The award-winning "success" of Atlanta students is now being recognized as a sham, as 178 teachers and principals — 82 of whom confessed — were caught fixing answers on the Criterion-Referenced Competency Test (CRCT).
The Atlanta Journal Constitution has the details:
Teachers and principals erased and corrected mistakes on students’ answer sheets.
Area superintendents silenced whistle-blowers and rewarded subordinates who met academic goals by any means possible.
Superintendent Beverly Hall and her top aides ignored, buried, destroyed or altered complaints about misconduct, claimed ignorance of wrongdoing and accused naysayers of failing to believe in poor children’s ability to learn.
Students in the Atlanta school system scored exceptionally high — or at least appeared to — on state curriculum tests over the years, so dramatically that they brought national acclaim to Atlanta's schools, teachers, and administrators.

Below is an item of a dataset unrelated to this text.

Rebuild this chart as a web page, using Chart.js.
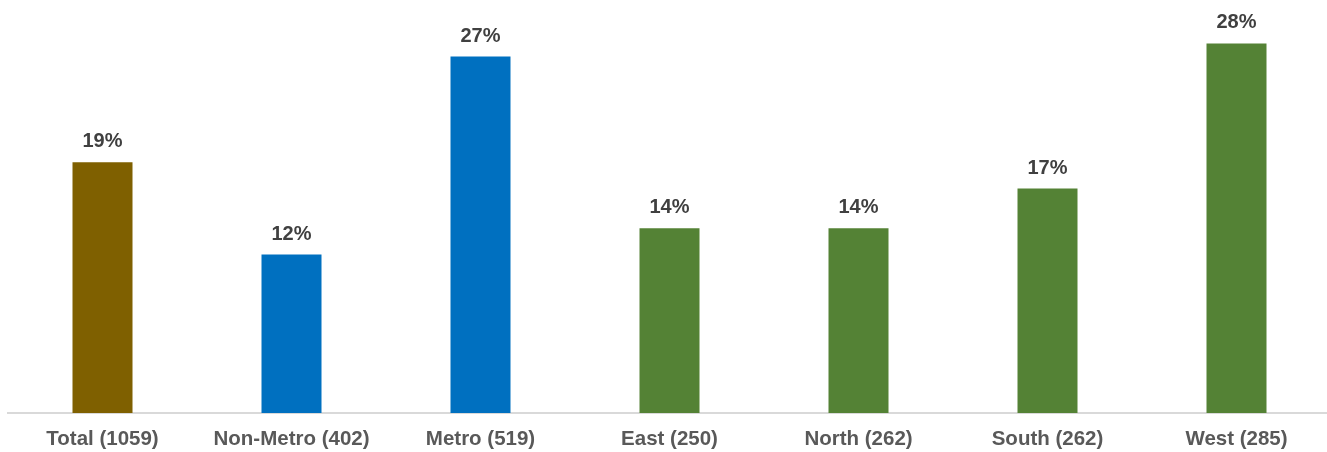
<!DOCTYPE html>
<html>
<head>
<meta charset="utf-8">
<script src="https://cdn.jsdelivr.net/npm/chart.js@4/dist/chart.umd.min.js"></script>
<style>
  body { margin: 0; overflow: hidden; background: #fff; }
</style>
</head>
<body>
<canvas id="barChart" width="1331" height="452"></canvas>
<script>
// categories and values (%)
var categories = ["Total (1059)", "Non-Metro (402)", "Metro (519)", "East (250)", "North (262)", "South (262)", "West (285)"];
var values = [19, 12, 27, 14, 14, 17, 28];
var barColors = ["#7F6000", "#0070C0", "#0070C0", "#548235", "#548235", "#548235", "#548235"];

// labels above the bars
var valueLabels = {
    id: "valueLabels",
    afterDatasetsDraw: function (chart) {
        var ctx = chart.ctx;
        var meta = chart.getDatasetMeta(0);
        ctx.save();
        ctx.font = "bold 20px 'Liberation Sans', Arial, sans-serif";
        ctx.fillStyle = "#404040";
        ctx.textAlign = "center";
        ctx.textBaseline = "alphabetic";
        meta.data.forEach(function (bar, i) {
            ctx.fillText(values[i] + "%", bar.x, bar.y - 15);
        });
        ctx.restore();
    }
};

new Chart(document.getElementById("barChart").getContext("2d"), {
    type: "bar",
    data: {
        labels: categories,
        datasets: [{
            data: values,
            backgroundColor: barColors,
            borderWidth: 0,
            categoryPercentage: 1,
            barPercentage: 0.3175
        }]
    },
    options: {
        responsive: false,
        animation: false,
        layout: { padding: { top: 17, left: 8, right: 0, bottom: 0 } },
        plugins: { legend: { display: false }, tooltip: { enabled: false } },
        scales: {
            y: { display: false, min: 0, max: 30 },
            x: {
                grid: { display: false, drawTicks: false },
                border: { display: true, color: "#D9D9D9", width: 2 },
                ticks: {
                    padding: 14,
                    color: "#595959",
                    font: { family: "'Liberation Sans', Arial, sans-serif", size: 20.5, weight: "bold" }
                },
                afterFit: function (scale) { scale.height = 39; }
            }
        }
    },
    plugins: [valueLabels]
});
</script>
</body>
</html>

Now it turns out it was all a sham.
It’s no wonder Superintendent Beverly Hall was named the 2009 National Superintendent of the Year, and it’s no wonder she retired on June 30, just days before the report’s release. Student test scores soared throughout her tenure, while she received hundreds of thousands of dollars in bonuses, along with local and national applause — because of so-called "improvements" in Atlanta student test scores.

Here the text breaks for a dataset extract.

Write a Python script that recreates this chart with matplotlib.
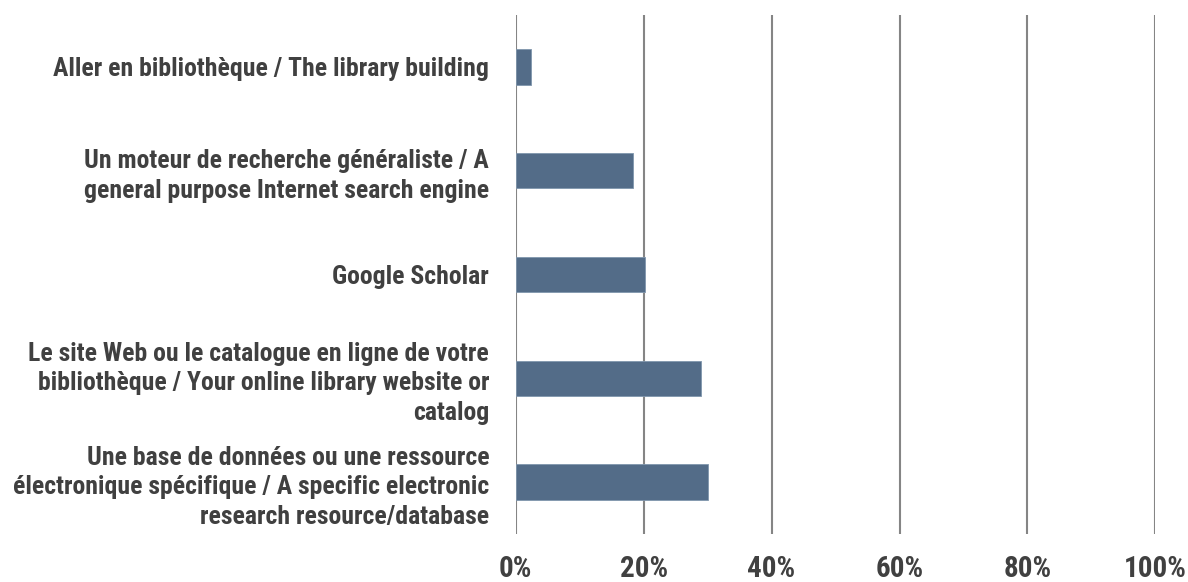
import numpy as np
import matplotlib
matplotlib.use("Agg")
import matplotlib.pyplot as plt
from matplotlib.ticker import FuncFormatter

# categories, top to bottom
labels = [
    "Aller en bibliothèque / The library building",
    "Un moteur de recherche généraliste / A\ngeneral purpose Internet search engine",
    "Google Scholar",
    "Le site Web ou le catalogue en ligne de votre\nbibliothèque / Your online library website or\ncatalog",
    "Une base de données ou une ressource\nélectronique spécifique / A specific electronic\nresearch resource/database",
]
values = [2.4, 18.3, 20.2, 28.9, 30.0]
xticks = [0, 20, 40, 60, 80, 100]

plt.rcParams['font.family'] = ['Roboto Condensed', 'Liberation Sans', 'DejaVu Sans']
text_color = '#404040'
bar_color = '#536c88'

fig = plt.figure(figsize=(11.88, 5.82), dpi=100)
ax = fig.add_axes([0.434, 0.0825, 0.5386, 0.8917])

pos = np.arange(len(labels))
ax.barh(pos, values, height=0.34, color=bar_color, edgecolor='#8096ad', linewidth=0.6, zorder=3)

ax.set_xlim(0, 100)
ax.set_ylim(len(labels) - 0.5, -0.5)
ax.set_xticks(xticks)
ax.xaxis.set_major_formatter(FuncFormatter(lambda v, p: f"{v:.0f}%"))
ax.set_yticks(pos)
ax.set_yticklabels(labels, fontweight='bold', fontsize=18.5, color=text_color,
                   linespacing=1.28)
for t in ax.get_xticklabels():
    t.set_fontweight('bold')
    t.set_fontsize(21)
    t.set_color(text_color)

ax.tick_params(axis='y', length=0, pad=19)
ax.tick_params(axis='x', length=0, pad=15)
ax.grid(axis='x', color='#858585', linewidth=1.5, zorder=0)
for s in ax.spines.values():
    s.set_visible(False)

fig.savefig("out.png", dpi=100)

According to her lawyer, Hall "most definitely did not know of any widespread cheating." But the report’s allegations appear conclusive. It stated,
In many ways, the community was duped by Dr. Hall. While the district had rampant cheating, community leaders were unaware of the misconduct in the district. She abused the trust they placed in her.

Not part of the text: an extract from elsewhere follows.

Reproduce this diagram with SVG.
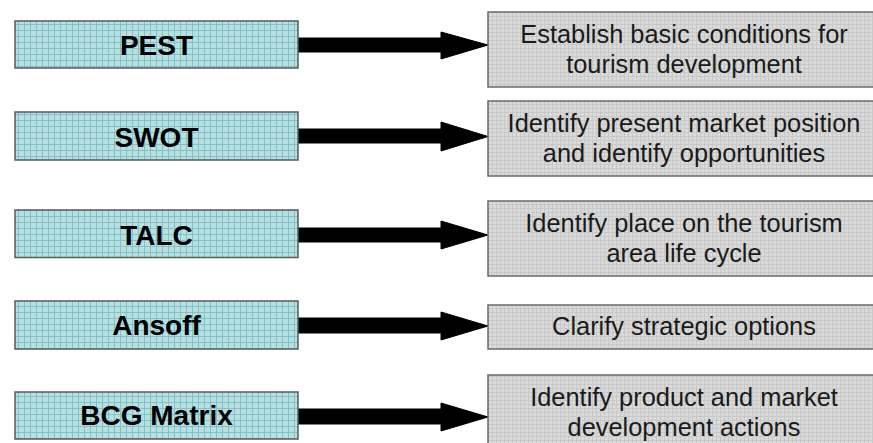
<svg xmlns="http://www.w3.org/2000/svg" width="873" height="443" viewBox="0 0 873 443">
<style>
.lbox{fill:url(#gridL);stroke:#5a5a5a;stroke-width:1.5}
.rbox{fill:url(#gridR);stroke:#6a6a6a;stroke-width:1.5}
.lt{font-family:"Liberation Sans",Arial,sans-serif;font-weight:bold;font-size:28px;fill:#000;text-anchor:middle}
.rt{font-family:"Liberation Sans",Arial,sans-serif;font-size:25.4px;fill:#1a1a1a;text-anchor:middle}
.arr{fill:#000;stroke:#000;stroke-width:1}
</style>
<defs>
<pattern id="gridL" width="6" height="6" patternUnits="userSpaceOnUse">
<rect width="6" height="6" fill="#b8dfe2"/>
<path d="M0 0.5H6M0.5 0V6" stroke="#80c2c6" stroke-width="1"/>
</pattern>
<pattern id="gridR" width="4" height="4" patternUnits="userSpaceOnUse">
<rect width="4" height="4" fill="#dadada"/>
<path d="M0 0.5H4M0.5 0V4" stroke="#c9c9c9" stroke-width="1"/>
</pattern>
</defs>
<g id="connectors">
<polygon class="arr" points="298,38 441,38 441,32 488,45 441,59 441,52 298,52"/>
<polygon class="arr" points="298,129 441,129 441,122 488,136.5 441,151 441,143 298,143"/>
<polygon class="arr" points="298,228 441,228 441,221 488,235 441,249 441,242 298,242"/>
<polygon class="arr" points="298,318 441,318 441,312 488,326 441,340 441,333 298,333"/>
<polygon class="arr" points="298,409 441,409 441,403 488,417 441,431 441,424 298,424"/>
</g>
<g id="pest">
<rect class="lbox" x="15" y="21" width="283" height="47"/>
<text class="lt" x="156.5" y="55">PEST</text>
</g>
<g id="swot">
<rect class="lbox" x="15" y="112" width="283" height="48"/>
<text class="lt" x="156.5" y="146.5">SWOT</text>
</g>
<g id="talc">
<rect class="lbox" x="15" y="210" width="283" height="47.5"/>
<text class="lt" x="156.5" y="245">TALC</text>
</g>
<g id="ansoff">
<rect class="lbox" x="15" y="301" width="283" height="48"/>
<text class="lt" x="156.5" y="335">Ansoff</text>
</g>
<g id="bcg">
<rect class="lbox" x="15" y="392" width="283" height="47"/>
<text class="lt" x="156.5" y="425">BCG Matrix</text>
</g>
<g id="pest-out">
<rect class="rbox" x="488" y="12" width="390" height="75"/>
<text class="rt" x="684" y="43">Establish basic conditions for</text>
<text class="rt" x="684" y="73">tourism development</text>
</g>
<g id="swot-out">
<rect class="rbox" x="488" y="101" width="390" height="75"/>
<text class="rt" x="684" y="132">Identify present market position</text>
<text class="rt" x="684" y="162">and identify opportunities</text>
</g>
<g id="talc-out">
<rect class="rbox" x="488" y="201" width="390" height="75"/>
<text class="rt" x="684" y="232">Identify place on the tourism</text>
<text class="rt" x="684" y="262">area life cycle</text>
</g>
<g id="ansoff-out">
<rect class="rbox" x="488" y="305" width="390" height="44"/>
<text class="rt" x="684" y="335">Clarify strategic options</text>
</g>
<g id="bcg-out">
<rect class="rbox" x="488" y="375" width="390" height="75"/>
<text class="rt" x="684" y="406">Identify product and market</text>
<text class="rt" x="684" y="436">development actions</text>
</g>
</svg>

Hall became a subject of adoration and made herself the focus rather than the children … Her image became more important than reality.
The Atlanta investigation uncovered the anxiety among teachers who were intimidated and threatened by principals and administrators. A third-grade teacher confessed to investigators, "There are ways that APS [Atlanta Public Schools] can get back at you [if you do not participate in cheating]. APS is run like a mob." The report unearthed a "culture of fear, intimidation and retaliation" that coerced teachers into giving students the correct answers and changing wrong answers on standardized tests.
The scandal first came to light when the state found abnormal spikes in test scores and an excessive amount of erasure marks on students’ answer sheets. In one school, faculty even held weekend pizza parties specifically to correct students’ wrong answers. Though the teachers’ actions should not go unpunished, unyielding pressure from administrators and other teachers made the temptation to cheat difficult to resist. "We were told to get these scores by any means necessary," asserted Sidnye Fells, a fourth grade teacher. "We were told our jobs were on the line."
The Christian Science Monitor added this from the report:
One of the most troubling aspects of the Atlanta cheating scandal, says the report, is that the district repeatedly refused to properly investigate or take responsibility for the cheating. Moreover, the central office told some principals not to cooperate with investigators. In one case, an administrator instructed employees to tell investigators to "go to hell." When teachers tried to alert authorities, they were labeled "disgruntled." One principal opened an ethics investigation against a whistle-blower.
Investigations will continue over the next few months. As lawmakers and experts debate the issue, some believe that the progressive dependency on standardized testing — and its founding father, the No Child Left Behind Act — may wane.
This report has uncovered what may be the biggest education scandal in American history. Analysts make note of the fact that, even though teachers and administrators were the cheaters, in the end, the students are inevitably the losers.